Using the term “Lundy” has long since become a corrosive word within Unionism, it has stifled debate, stifled new thinking and is too often used to hide the failed strategy of the present. Ironically it was Nationalists who pointed out that Boris Johnson would likely betray Unionism many months ago, however, these warnings were ignored as DUP MP’s were beguiled and then betrayed by him. As demographics change and Unionism continues to decline my community needs leaders who can come forward with a positive vision for the future, this will involve positively and genuinely reaching out to those from both the Nationalist and Other communities and working with them for the betterment of all.
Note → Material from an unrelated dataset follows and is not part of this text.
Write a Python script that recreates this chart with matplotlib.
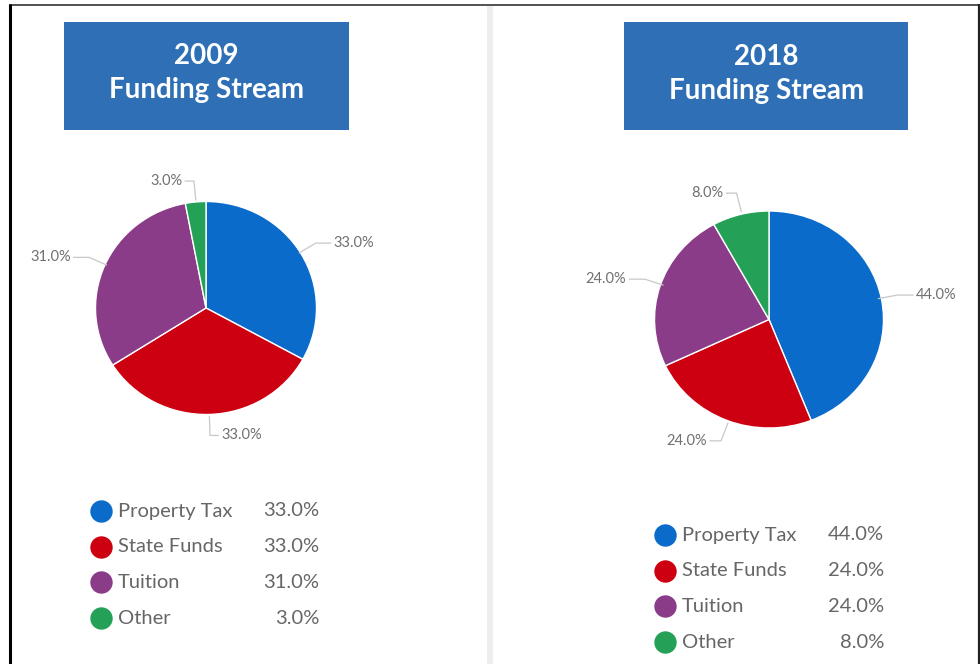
import numpy as np
import matplotlib.pyplot as plt
from matplotlib.patches import Rectangle

# datos
categories = ['Property Tax', 'State Funds', 'Tuition', 'Other']
values_2009 = [33.0, 33.0, 31.0, 3.0]
values_2018 = [44.0, 24.0, 24.0, 8.0]
years = ['2009', '2018']
colors = ['#0B6BCB', '#CC0010', '#8B3C88', '#24A157']

W, H = 980, 664
plt.rcParams['font.family'] = ['Lato', 'DejaVu Sans']

fig = plt.figure(figsize=(W / 100, H / 100), dpi=100, facecolor='white')
bg = fig.add_axes([0, 0, 1, 1])
bg.set_xlim(0, W)
bg.set_ylim(H, 0)
bg.axis('off')

# marco y separador
bg.plot([9, 979], [4.5, 4.5], color='#333333', lw=1.2, solid_capstyle='butt')
bg.plot([10, 10], [4, H], color='black', lw=2.2, solid_capstyle='butt')
bg.plot([978.5, 978.5], [4, H], color='#222222', lw=1.6, solid_capstyle='butt')
bg.add_patch(Rectangle((487, 6), 6, H, color='#EEEEEE', lw=0))

# paneles: caja de titulo, pie y leyenda
panels = [
    dict(year=years[0], vals=values_2009, box=(64, 22, 285, 108), tx=206.5, ty=(56, 90),
         c=(206, 308), r=(110.5, 106.5), leg_x=(101, 118, 319), leg_y=511),
    dict(year=years[1], vals=values_2018, box=(624, 22, 284, 108), tx=766, ty=(57, 91),
         c=(769, 319.5), r=(114.5, 108.5), leg_x=(665, 682, 884), leg_y=535),
]

for p in panels:
    x0, y0, bw, bh = p['box']
    bg.add_patch(Rectangle((x0, y0), bw, bh, color='#2E6FB5', lw=0))
    bg.text(p['tx'], p['ty'][0], p['year'], color='white', fontsize=20,
            fontweight='bold', ha='center', va='center')
    bg.text(p['tx'], p['ty'][1], 'Funding Stream', color='white', fontsize=20,
            fontweight='bold', ha='center', va='center')

    cx, cy = p['c']
    rx, ry = p['r']
    ax = fig.add_axes([(cx - rx) / W, 1 - (cy + ry) / H, 2 * rx / W, 2 * ry / H])
    ax.pie(p['vals'], colors=colors, startangle=90, counterclock=False, radius=1,
           wedgeprops=dict(edgecolor='white', linewidth=1))
    ax.set_aspect('auto')
    ax.set_xlim(-1, 1)
    ax.set_ylim(-1, 1)
    ax.axis('off')

    # etiquetas con lineas guia
    cum = 0
    rr = (rx + ry) / 2
    for v in p['vals']:
        th = np.deg2rad(90 - 3.6 * (cum + v / 2))
        cum += v
        ct, st = np.cos(th), np.sin(th)
        side = 1 if ct >= 0 else -1
        ex, ey = ct * rr, st * rr
        kx, ky = ct * (rr + 19), st * (rr + 19)
        hx = kx + side * (8 + 8 * abs(ct))
        ax.plot(np.array([ex, kx, hx]) / rx, np.array([ey, ky, ky]) / ry,
                color='#C8C8C8', lw=0.9, clip_on=False)
        ax.text((hx + side * 3) / rx, ky / ry, f'{v:.1f}%', color='#707070',
                fontsize=10.5, ha='left' if side > 0 else 'right', va='center',
                clip_on=False)

    # leyenda
    mx, lx, vx = p['leg_x']
    for i, (cat, v) in enumerate(zip(categories, p['vals'])):
        yy = p['leg_y'] + i * 35.7
        bg.scatter([mx], [yy], s=260, color=colors[i], lw=0, zorder=3)
        bg.text(lx, yy, cat, color='#666666', fontsize=14.5, ha='left', va='center')
        bg.text(vx, yy, f'{v:.1f}%', color='#666666', fontsize=14.5, ha='right', va='center')

fig.savefig('out.png', dpi=100, facecolor='white')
We must confine Lundy to the commemorations on the first Saturday in December and move on from the paranoia of always looking out for the next Lundy, we must also start to call out those who use this destructive term, are they offering a positive alternative or are they asking us to follow the broken policies of the past and present? The tactics of the past and present are failing all of us, and if we continue to renounce those who come forward with a different vision then we are the real Lundies of the 21st century as the current tactics are corroding Northern Ireland’s place within the United Kingdom.